Task to complete:
Make an exact copy of all the entries, with the pictures left out.
** begin Given records **
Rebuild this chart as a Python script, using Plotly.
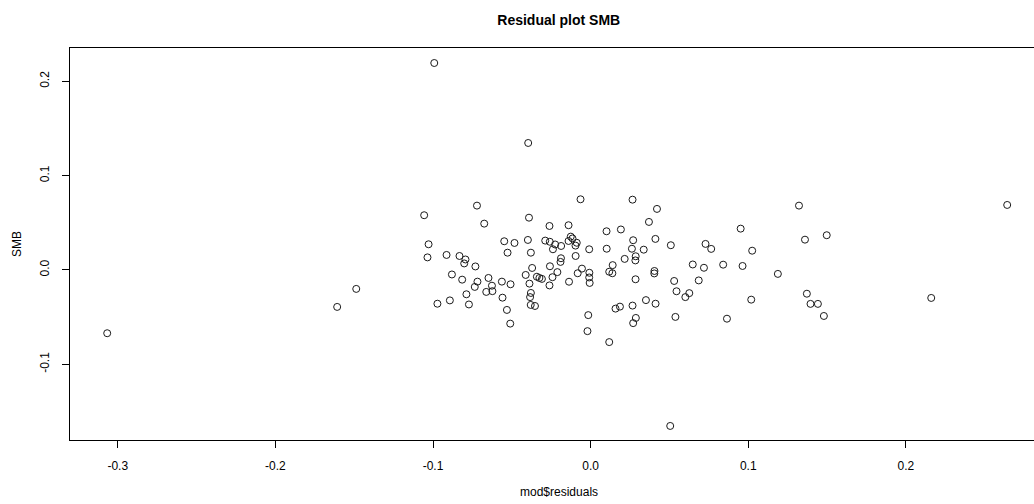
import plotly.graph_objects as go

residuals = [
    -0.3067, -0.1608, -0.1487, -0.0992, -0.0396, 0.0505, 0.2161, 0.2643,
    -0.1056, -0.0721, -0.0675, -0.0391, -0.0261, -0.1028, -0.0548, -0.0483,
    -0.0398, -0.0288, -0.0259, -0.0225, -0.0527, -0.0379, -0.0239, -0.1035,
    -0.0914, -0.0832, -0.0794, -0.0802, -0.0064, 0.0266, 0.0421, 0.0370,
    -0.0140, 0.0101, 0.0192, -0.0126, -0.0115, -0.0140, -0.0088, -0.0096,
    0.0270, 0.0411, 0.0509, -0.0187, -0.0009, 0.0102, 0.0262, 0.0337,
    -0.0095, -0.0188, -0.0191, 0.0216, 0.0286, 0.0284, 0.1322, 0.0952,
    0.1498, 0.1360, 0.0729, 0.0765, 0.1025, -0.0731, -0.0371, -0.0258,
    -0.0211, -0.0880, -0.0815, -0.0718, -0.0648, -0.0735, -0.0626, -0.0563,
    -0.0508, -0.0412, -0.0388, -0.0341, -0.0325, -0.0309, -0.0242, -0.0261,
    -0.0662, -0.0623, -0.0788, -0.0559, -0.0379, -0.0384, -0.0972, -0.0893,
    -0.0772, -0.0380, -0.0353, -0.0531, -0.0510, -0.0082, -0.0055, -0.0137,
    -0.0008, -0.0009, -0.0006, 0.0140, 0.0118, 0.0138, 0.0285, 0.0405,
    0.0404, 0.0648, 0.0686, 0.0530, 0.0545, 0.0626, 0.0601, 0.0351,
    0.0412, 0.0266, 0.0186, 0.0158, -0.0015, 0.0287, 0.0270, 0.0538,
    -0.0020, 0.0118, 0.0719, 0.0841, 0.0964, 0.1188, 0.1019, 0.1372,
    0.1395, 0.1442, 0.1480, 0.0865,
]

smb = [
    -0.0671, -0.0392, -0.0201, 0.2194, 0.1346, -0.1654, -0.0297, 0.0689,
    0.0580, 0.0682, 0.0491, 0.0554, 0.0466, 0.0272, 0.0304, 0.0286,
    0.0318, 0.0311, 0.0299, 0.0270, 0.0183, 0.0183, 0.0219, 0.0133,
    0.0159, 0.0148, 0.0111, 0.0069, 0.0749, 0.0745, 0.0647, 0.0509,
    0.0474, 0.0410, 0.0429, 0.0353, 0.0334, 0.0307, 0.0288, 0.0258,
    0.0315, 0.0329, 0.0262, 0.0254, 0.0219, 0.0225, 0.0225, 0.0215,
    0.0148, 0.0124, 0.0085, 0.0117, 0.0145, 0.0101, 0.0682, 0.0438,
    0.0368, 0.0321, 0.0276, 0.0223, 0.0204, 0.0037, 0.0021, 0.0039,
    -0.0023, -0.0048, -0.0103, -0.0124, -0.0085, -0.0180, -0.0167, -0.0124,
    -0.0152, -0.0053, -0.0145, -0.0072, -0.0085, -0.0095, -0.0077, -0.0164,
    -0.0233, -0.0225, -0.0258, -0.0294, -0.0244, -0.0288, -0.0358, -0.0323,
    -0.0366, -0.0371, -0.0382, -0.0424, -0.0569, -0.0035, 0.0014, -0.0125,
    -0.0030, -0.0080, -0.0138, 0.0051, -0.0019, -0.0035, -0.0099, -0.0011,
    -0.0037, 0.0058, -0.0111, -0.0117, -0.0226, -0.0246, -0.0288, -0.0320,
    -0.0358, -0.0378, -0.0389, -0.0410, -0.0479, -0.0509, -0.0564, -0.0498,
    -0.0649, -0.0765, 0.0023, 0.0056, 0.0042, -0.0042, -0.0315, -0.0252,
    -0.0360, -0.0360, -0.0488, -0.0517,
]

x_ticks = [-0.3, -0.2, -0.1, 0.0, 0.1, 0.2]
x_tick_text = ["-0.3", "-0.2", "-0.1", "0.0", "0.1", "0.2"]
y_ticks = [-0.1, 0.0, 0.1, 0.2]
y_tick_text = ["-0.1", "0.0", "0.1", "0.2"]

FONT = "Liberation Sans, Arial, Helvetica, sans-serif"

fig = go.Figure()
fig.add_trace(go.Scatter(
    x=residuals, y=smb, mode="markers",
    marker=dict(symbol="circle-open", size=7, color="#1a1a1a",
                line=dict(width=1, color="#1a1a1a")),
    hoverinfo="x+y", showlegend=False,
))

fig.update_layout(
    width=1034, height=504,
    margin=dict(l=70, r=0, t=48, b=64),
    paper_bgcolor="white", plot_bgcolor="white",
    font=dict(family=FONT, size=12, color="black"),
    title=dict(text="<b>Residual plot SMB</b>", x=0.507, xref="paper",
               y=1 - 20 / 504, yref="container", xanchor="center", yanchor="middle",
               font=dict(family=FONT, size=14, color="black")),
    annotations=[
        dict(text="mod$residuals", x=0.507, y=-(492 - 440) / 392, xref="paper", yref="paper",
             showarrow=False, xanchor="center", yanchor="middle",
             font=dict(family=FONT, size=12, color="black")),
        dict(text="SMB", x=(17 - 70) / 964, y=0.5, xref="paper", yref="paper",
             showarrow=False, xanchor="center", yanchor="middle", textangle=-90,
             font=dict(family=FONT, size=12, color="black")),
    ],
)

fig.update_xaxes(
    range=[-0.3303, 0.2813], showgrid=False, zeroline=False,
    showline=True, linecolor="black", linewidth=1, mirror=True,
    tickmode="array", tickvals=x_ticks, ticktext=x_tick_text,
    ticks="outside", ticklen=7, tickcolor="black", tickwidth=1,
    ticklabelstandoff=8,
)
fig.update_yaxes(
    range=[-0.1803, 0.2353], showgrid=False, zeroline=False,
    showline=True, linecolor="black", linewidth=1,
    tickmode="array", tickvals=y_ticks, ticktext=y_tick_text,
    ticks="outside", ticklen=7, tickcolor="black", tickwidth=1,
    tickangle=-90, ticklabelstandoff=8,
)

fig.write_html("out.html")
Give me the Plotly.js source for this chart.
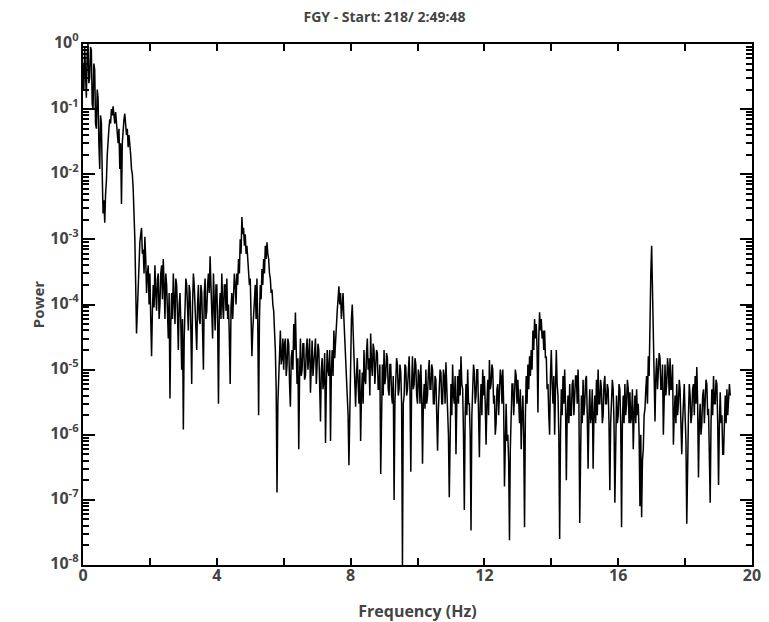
** end Given records **
Right answer:
Rebuild this chart as a Python script, using Plotly.
import plotly.graph_objects as go

residuals = [
    -0.3067, -0.1608, -0.1487, -0.0992, -0.0396, 0.0505, 0.2161, 0.2643,
    -0.1056, -0.0721, -0.0675, -0.0391, -0.0261, -0.1028, -0.0548, -0.0483,
    -0.0398, -0.0288, -0.0259, -0.0225, -0.0527, -0.0379, -0.0239, -0.1035,
    -0.0914, -0.0832, -0.0794, -0.0802, -0.0064, 0.0266, 0.0421, 0.0370,
    -0.0140, 0.0101, 0.0192, -0.0126, -0.0115, -0.0140, -0.0088, -0.0096,
    0.0270, 0.0411, 0.0509, -0.0187, -0.0009, 0.0102, 0.0262, 0.0337,
    -0.0095, -0.0188, -0.0191, 0.0216, 0.0286, 0.0284, 0.1322, 0.0952,
    0.1498, 0.1360, 0.0729, 0.0765, 0.1025, -0.0731, -0.0371, -0.0258,
    -0.0211, -0.0880, -0.0815, -0.0718, -0.0648, -0.0735, -0.0626, -0.0563,
    -0.0508, -0.0412, -0.0388, -0.0341, -0.0325, -0.0309, -0.0242, -0.0261,
    -0.0662, -0.0623, -0.0788, -0.0559, -0.0379, -0.0384, -0.0972, -0.0893,
    -0.0772, -0.0380, -0.0353, -0.0531, -0.0510, -0.0082, -0.0055, -0.0137,
    -0.0008, -0.0009, -0.0006, 0.0140, 0.0118, 0.0138, 0.0285, 0.0405,
    0.0404, 0.0648, 0.0686, 0.0530, 0.0545, 0.0626, 0.0601, 0.0351,
    0.0412, 0.0266, 0.0186, 0.0158, -0.0015, 0.0287, 0.0270, 0.0538,
    -0.0020, 0.0118, 0.0719, 0.0841, 0.0964, 0.1188, 0.1019, 0.1372,
    0.1395, 0.1442, 0.1480, 0.0865,
]

smb = [
    -0.0671, -0.0392, -0.0201, 0.2194, 0.1346, -0.1654, -0.0297, 0.0689,
    0.0580, 0.0682, 0.0491, 0.0554, 0.0466, 0.0272, 0.0304, 0.0286,
    0.0318, 0.0311, 0.0299, 0.0270, 0.0183, 0.0183, 0.0219, 0.0133,
    0.0159, 0.0148, 0.0111, 0.0069, 0.0749, 0.0745, 0.0647, 0.0509,
    0.0474, 0.0410, 0.0429, 0.0353, 0.0334, 0.0307, 0.0288, 0.0258,
    0.0315, 0.0329, 0.0262, 0.0254, 0.0219, 0.0225, 0.0225, 0.0215,
    0.0148, 0.0124, 0.0085, 0.0117, 0.0145, 0.0101, 0.0682, 0.0438,
    0.0368, 0.0321, 0.0276, 0.0223, 0.0204, 0.0037, 0.0021, 0.0039,
    -0.0023, -0.0048, -0.0103, -0.0124, -0.0085, -0.0180, -0.0167, -0.0124,
    -0.0152, -0.0053, -0.0145, -0.0072, -0.0085, -0.0095, -0.0077, -0.0164,
    -0.0233, -0.0225, -0.0258, -0.0294, -0.0244, -0.0288, -0.0358, -0.0323,
    -0.0366, -0.0371, -0.0382, -0.0424, -0.0569, -0.0035, 0.0014, -0.0125,
    -0.0030, -0.0080, -0.0138, 0.0051, -0.0019, -0.0035, -0.0099, -0.0011,
    -0.0037, 0.0058, -0.0111, -0.0117, -0.0226, -0.0246, -0.0288, -0.0320,
    -0.0358, -0.0378, -0.0389, -0.0410, -0.0479, -0.0509, -0.0564, -0.0498,
    -0.0649, -0.0765, 0.0023, 0.0056, 0.0042, -0.0042, -0.0315, -0.0252,
    -0.0360, -0.0360, -0.0488, -0.0517,
]

x_ticks = [-0.3, -0.2, -0.1, 0.0, 0.1, 0.2]
x_tick_text = ["-0.3", "-0.2", "-0.1", "0.0", "0.1", "0.2"]
y_ticks = [-0.1, 0.0, 0.1, 0.2]
y_tick_text = ["-0.1", "0.0", "0.1", "0.2"]

FONT = "Liberation Sans, Arial, Helvetica, sans-serif"

fig = go.Figure()
fig.add_trace(go.Scatter(
    x=residuals, y=smb, mode="markers",
    marker=dict(symbol="circle-open", size=7, color="#1a1a1a",
                line=dict(width=1, color="#1a1a1a")),
    hoverinfo="x+y", showlegend=False,
))

fig.update_layout(
    width=1034, height=504,
    margin=dict(l=70, r=0, t=48, b=64),
    paper_bgcolor="white", plot_bgcolor="white",
    font=dict(family=FONT, size=12, color="black"),
    title=dict(text="<b>Residual plot SMB</b>", x=0.507, xref="paper",
               y=1 - 20 / 504, yref="container", xanchor="center", yanchor="middle",
               font=dict(family=FONT, size=14, color="black")),
    annotations=[
        dict(text="mod$residuals", x=0.507, y=-(492 - 440) / 392, xref="paper", yref="paper",
             showarrow=False, xanchor="center", yanchor="middle",
             font=dict(family=FONT, size=12, color="black")),
        dict(text="SMB", x=(17 - 70) / 964, y=0.5, xref="paper", yref="paper",
             showarrow=False, xanchor="center", yanchor="middle", textangle=-90,
             font=dict(family=FONT, size=12, color="black")),
    ],
)

fig.update_xaxes(
    range=[-0.3303, 0.2813], showgrid=False, zeroline=False,
    showline=True, linecolor="black", linewidth=1, mirror=True,
    tickmode="array", tickvals=x_ticks, ticktext=x_tick_text,
    ticks="outside", ticklen=7, tickcolor="black", tickwidth=1,
    ticklabelstandoff=8,
)
fig.update_yaxes(
    range=[-0.1803, 0.2353], showgrid=False, zeroline=False,
    showline=True, linecolor="black", linewidth=1,
    tickmode="array", tickvals=y_ticks, ticktext=y_tick_text,
    ticks="outside", ticklen=7, tickcolor="black", tickwidth=1,
    tickangle=-90, ticklabelstandoff=8,
)

fig.write_html("out.html")
Give me the Plotly.js source for this chart.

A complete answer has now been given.